The judgment is affirmed in part, reversed in part, and remanded for proceedings in accordance with this opinion. Clark,J., concurs in result in separate concurring opinion; Conkling,J., Douglas, Ellison and Hyde, JJ., and Leedy, C.J., concur in result and in separate concurring opinion of Clark, J.

I concur in the result reached by the principal opinion and in all that is said therein except the following:

"Since the respondents seek to set aside the judgment of the St. Louis Court of Appeals, they are, from a practical standpoint, in the shoes of an ordinary appellant in this court. They have failed to brief the main point on which they rely for a reversal of the St. Louis Court of Appeals' holding.
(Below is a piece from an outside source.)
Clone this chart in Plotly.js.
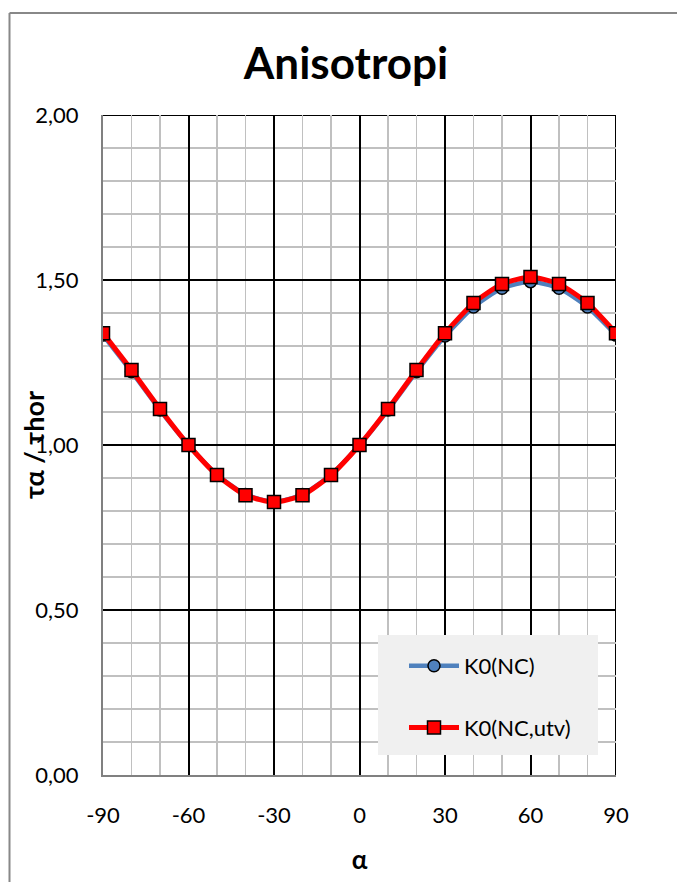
<!DOCTYPE html>
<html>
<head>
<meta charset="utf-8">
<script src="https://cdn.plot.ly/plotly-3.0.1.min.js"></script>
<style>html,body{margin:0;padding:0;background:#fff;}#chart{width:677px;height:882px;}</style>
</head>
<body>
<div id="chart"></div>
<script>
const alpha = [-90, -80, -70, -60, -50, -40, -30, -20, -10, 0, 10, 20, 30, 40, 50, 60, 70, 80, 90];
const k0NC = [1.333, 1.222, 1.106, 1.000, 0.910, 0.850, 0.828, 0.850, 0.910, 1.000, 1.106, 1.222, 1.330, 1.418, 1.475, 1.495, 1.475, 1.418, 1.333];
const k0NCutv = [1.339, 1.227, 1.109, 1.000, 0.909, 0.848, 0.827, 0.848, 0.909, 1.000, 1.109, 1.227, 1.339, 1.430, 1.488, 1.509, 1.488, 1.430, 1.339];
const seriesNames = ['K0(NC)', 'K0(NC,utv)'];
const xTicks = [-90, -60, -30, 0, 30, 60, 90];
const yTicks = [0, 0.5, 1.0, 1.5, 2.0];
const yTitle = 'τα / τhor';

const FONT = 'Lato, "Open Sans", sans-serif';

const traces = [
  {
    x: alpha, y: k0NC, name: seriesNames[0], type: 'scatter', mode: 'lines+markers',
    legendgroup: 'a',
    line: {color: '#4f81bd', width: 4.5, shape: 'spline', smoothing: 0.6},
    marker: {symbol: 'circle', size: 12, color: '#4f81bd', line: {color: '#000', width: 1.5}}
  },
  {
    x: alpha, y: k0NCutv, name: seriesNames[1], type: 'scatter', mode: 'lines+markers',
    legendgroup: 'b',
    line: {color: '#ff0000', width: 5, shape: 'spline', smoothing: 0.6},
    marker: {symbol: 'square', size: 13, color: '#ff0000', line: {color: '#000', width: 1.5}}
  }
];

const L = 103, R = 616, T = 115, B = 775;
const px = v => (v - L) / (R - L);
const py = v => (B - v) / (B - T);

const layout = {
  width: 677, height: 882,
  margin: {l: L, r: 677 - R, t: T, b: 882 - B},
  paper_bgcolor: '#fff', plot_bgcolor: '#fff',
  separators: ',.',
  font: {family: FONT, color: '#000', size: 22},
  title: {text: '<b>Anisotropi</b>', font: {family: FONT, size: 44, color: '#000'},
          x: 346/677, xref: 'container', xanchor: 'center', y: 1 - 64/882, yanchor: 'middle', yref: 'container'},
  showlegend: true,
  legend: {
    x: px(404), y: py(645), xanchor: 'left', yanchor: 'top',
    bgcolor: 'rgba(0,0,0,0)', borderwidth: 0,
    font: {family: FONT, size: 22, color: '#000'},
    tracegroupgap: 30, itemwidth: 50
  },
  xaxis: {
    range: [-90, 90], tickvals: xTicks, ticktext: xTicks.map(String),
    showgrid: true, gridcolor: '#000', gridwidth: 2,
    minor: {dtick: 10, tick0: 0, showgrid: true, gridcolor: '#c0c0c0', gridwidth: 1.5},
    zeroline: false, showline: true, linecolor: '#808080', linewidth: 2,
    ticks: '', ticklabelstandoff: 20,
    tickfont: {family: FONT, size: 22, color: '#000'},
    title: {text: '<b>α</b>', font: {family: FONT, size: 26, color: '#000'}, standoff: 23},
    automargin: false, fixedrange: true
  },
  yaxis: {
    range: [0, 2], tickvals: yTicks, tickformat: '.2f',
    showgrid: true, gridcolor: '#000', gridwidth: 2,
    minor: {dtick: 0.1, tick0: 0, showgrid: true, gridcolor: '#c0c0c0', gridwidth: 1.5},
    zeroline: false, showline: true, linecolor: '#808080', linewidth: 2,
    ticks: '', ticklabelstandoff: 18,
    tickfont: {family: FONT, size: 22, color: '#000'},
    automargin: false, fixedrange: true
  },
  annotations: [
    {text: '<b>' + yTitle + '</b>', xref: 'paper', yref: 'paper', x: px(33), y: py(445),
     xanchor: 'center', yanchor: 'middle', textangle: -90, showarrow: false,
     font: {family: FONT, size: 27, color: '#000'}}
  ],
  shapes: [
    {type: 'line', xref: 'paper', yref: 'y', x0: 0, x1: 1, y0: 2, y1: 2, line: {color: '#000', width: 2}, layer: 'below'},
    {type: 'line', xref: 'x', yref: 'paper', x0: 90, x1: 90, y0: 0, y1: 1, line: {color: '#000', width: 2}, layer: 'below'},
    {type: 'rect', xref: 'paper', yref: 'paper', x0: px(378), x1: px(598), y0: py(755), y1: py(635),
     fillcolor: '#f0f0f0', line: {width: 0}, layer: 'above'},
    {type: 'line', xref: 'paper', yref: 'paper', x0: px(9.5), x1: px(9.5), y0: py(13), y1: py(900), line: {color: '#888', width: 2}},
    {type: 'line', xref: 'paper', yref: 'paper', x0: px(9.5), x1: px(700), y0: py(13), y1: py(13), line: {color: '#888', width: 2}}
  ]
};

Plotly.newPlot('chart', traces, layout, {staticPlot: true, displayModeBar: false});
</script>
</body>
</html>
However, we will not dismiss the appeal for failure to comply with our rule 1.08 because of the public interest in this procedural question."

My view is that when a case is transferred from a court of appeals to this court the parties retain the same positions, as appellant and respondent, that they occupied in the court of appeals. Further, that, upon such transfer for any reason, failure to file additional briefs in this court is not a violation of our rule 1.08 and is not a ground for dismissal of the appeal.

Our rule 2.06, relating to such transfers, in part, reads as follows:

". . . Briefs filed in the Court of Appeals shall be filed in the Supreme Court, and no new briefs need be prepared, but parties may file additional briefs if they desire to do so. . . . *Page 763

"Any case coming to the Supreme Court after having been briefed on the merits in, and decided by, a court of appeals will be finally determined by the Supreme Court the same as on original appeal, whether such case comes to it by certification, transfer or certiorari. For the purpose of filing additional briefs, if any, and for oral argument, the parties shall retain the same position as appellant and respondent as in the Court of Appeals. If additional briefs are filed, the time for service and filing thereof shall be governed by rule 1.09."